═════ DATA EXTRACT ═════

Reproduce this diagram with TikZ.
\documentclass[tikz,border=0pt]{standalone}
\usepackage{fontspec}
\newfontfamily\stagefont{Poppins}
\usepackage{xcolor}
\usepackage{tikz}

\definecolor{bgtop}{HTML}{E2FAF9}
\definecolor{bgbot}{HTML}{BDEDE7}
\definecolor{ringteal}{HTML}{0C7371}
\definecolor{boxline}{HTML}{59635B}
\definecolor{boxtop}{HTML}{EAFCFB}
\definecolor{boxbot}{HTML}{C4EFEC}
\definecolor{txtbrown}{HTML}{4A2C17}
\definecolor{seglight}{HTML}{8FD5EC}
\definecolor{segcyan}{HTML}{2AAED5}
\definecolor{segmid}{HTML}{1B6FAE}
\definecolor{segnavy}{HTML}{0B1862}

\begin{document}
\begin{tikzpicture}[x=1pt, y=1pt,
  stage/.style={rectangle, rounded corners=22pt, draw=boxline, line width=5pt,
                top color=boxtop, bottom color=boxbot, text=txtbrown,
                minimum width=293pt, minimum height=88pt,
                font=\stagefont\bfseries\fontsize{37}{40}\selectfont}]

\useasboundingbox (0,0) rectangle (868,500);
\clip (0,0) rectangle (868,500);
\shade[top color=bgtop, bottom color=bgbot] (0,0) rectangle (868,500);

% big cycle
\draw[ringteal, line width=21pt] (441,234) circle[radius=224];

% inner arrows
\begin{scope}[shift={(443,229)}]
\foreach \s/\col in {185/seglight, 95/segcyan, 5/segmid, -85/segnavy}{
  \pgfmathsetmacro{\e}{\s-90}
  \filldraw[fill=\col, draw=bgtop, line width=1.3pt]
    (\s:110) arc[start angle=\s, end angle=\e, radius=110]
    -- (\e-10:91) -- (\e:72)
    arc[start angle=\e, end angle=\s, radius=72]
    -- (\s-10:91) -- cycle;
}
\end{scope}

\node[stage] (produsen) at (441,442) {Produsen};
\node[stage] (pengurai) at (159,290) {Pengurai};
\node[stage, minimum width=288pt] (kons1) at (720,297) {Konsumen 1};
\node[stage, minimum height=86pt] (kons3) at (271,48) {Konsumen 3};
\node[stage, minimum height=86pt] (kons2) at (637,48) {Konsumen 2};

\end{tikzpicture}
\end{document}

═════

REQUIREMENTS
Give back the whole listing, word for word.

TASK RESULT
Reproduce this diagram with TikZ.
\documentclass[tikz,border=0pt]{standalone}
\usepackage{fontspec}
\newfontfamily\stagefont{Poppins}
\usepackage{xcolor}
\usepackage{tikz}

\definecolor{bgtop}{HTML}{E2FAF9}
\definecolor{bgbot}{HTML}{BDEDE7}
\definecolor{ringteal}{HTML}{0C7371}
\definecolor{boxline}{HTML}{59635B}
\definecolor{boxtop}{HTML}{EAFCFB}
\definecolor{boxbot}{HTML}{C4EFEC}
\definecolor{txtbrown}{HTML}{4A2C17}
\definecolor{seglight}{HTML}{8FD5EC}
\definecolor{segcyan}{HTML}{2AAED5}
\definecolor{segmid}{HTML}{1B6FAE}
\definecolor{segnavy}{HTML}{0B1862}

\begin{document}
\begin{tikzpicture}[x=1pt, y=1pt,
  stage/.style={rectangle, rounded corners=22pt, draw=boxline, line width=5pt,
                top color=boxtop, bottom color=boxbot, text=txtbrown,
                minimum width=293pt, minimum height=88pt,
                font=\stagefont\bfseries\fontsize{37}{40}\selectfont}]

\useasboundingbox (0,0) rectangle (868,500);
\clip (0,0) rectangle (868,500);
\shade[top color=bgtop, bottom color=bgbot] (0,0) rectangle (868,500);

% big cycle
\draw[ringteal, line width=21pt] (441,234) circle[radius=224];

% inner arrows
\begin{scope}[shift={(443,229)}]
\foreach \s/\col in {185/seglight, 95/segcyan, 5/segmid, -85/segnavy}{
  \pgfmathsetmacro{\e}{\s-90}
  \filldraw[fill=\col, draw=bgtop, line width=1.3pt]
    (\s:110) arc[start angle=\s, end angle=\e, radius=110]
    -- (\e-10:91) -- (\e:72)
    arc[start angle=\e, end angle=\s, radius=72]
    -- (\s-10:91) -- cycle;
}
\end{scope}

\node[stage] (produsen) at (441,442) {Produsen};
\node[stage] (pengurai) at (159,290) {Pengurai};
\node[stage, minimum width=288pt] (kons1) at (720,297) {Konsumen 1};
\node[stage, minimum height=86pt] (kons3) at (271,48) {Konsumen 3};
\node[stage, minimum height=86pt] (kons2) at (637,48) {Konsumen 2};

\end{tikzpicture}
\end{document}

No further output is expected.